Temperature perturbations under the ground surface are a direct thermal response to temperature changes on the ground surface. Thus, borehole temperature measurements can be used to reconstruct the temperature history of the ground surface using borehole Paleothermometry. In this study, we use seven borehole temperature profiles to reconstruct the ground surface temperature variation for the past 514 years in the Qaidam Basin, northwestern China. Borehole transient temperature measurements from seven sites in the northwestern Qaidam Basin were separated from the geothermal gradients and analyzed using the functional space inversion method to determine the ground surface temperature variation history of the region. All of the temperature profiles show the effects of recent climatic disturbances. The inversion reveals that during the last 514 years, the ground surface temperature has increased by an average of 1.2 °C (−0.11 to 2.21 °C). Clear signs of a cold period between 1500 and 1900 A.D. were found, which corresponds to the Little Ice Age.
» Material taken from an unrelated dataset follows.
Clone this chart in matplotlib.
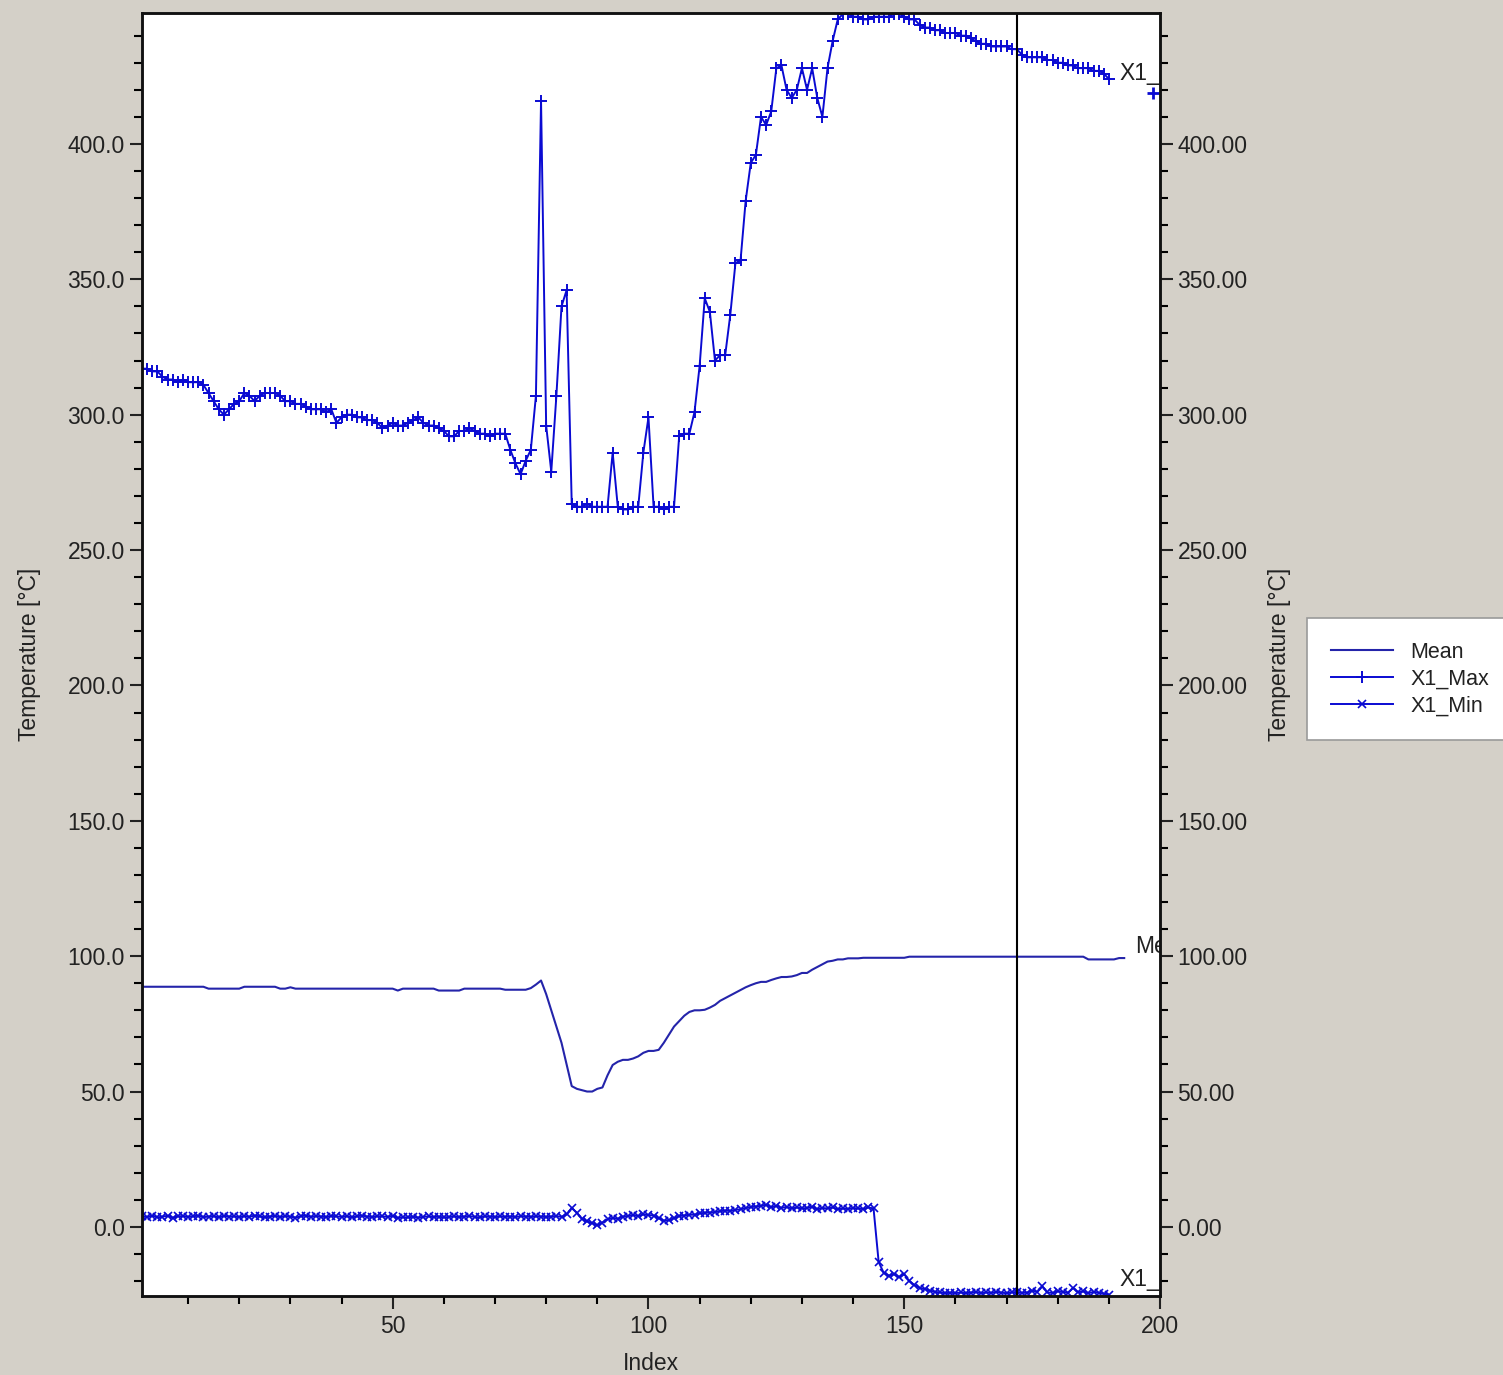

The coldest period occurred between 1780 and 1790 A.D. with a ground surface temperature of 5.4 °C. The reconstructed ground surface temperature shows an increasing trend during the 19th and the 20th centuries, but the temperature began to decrease in the late twentieth century. However, during the past 514 years, the highest temperature occurred in the 1990s. This reconstructed ground surface temperature variation history is verified by the simulated annual surface air temperature computed using EdGCM, while the cooling trend is confirmed by reconstructions of the winter half-year minimum temperatures from tree rings on the northeastern Tibetan Plateau.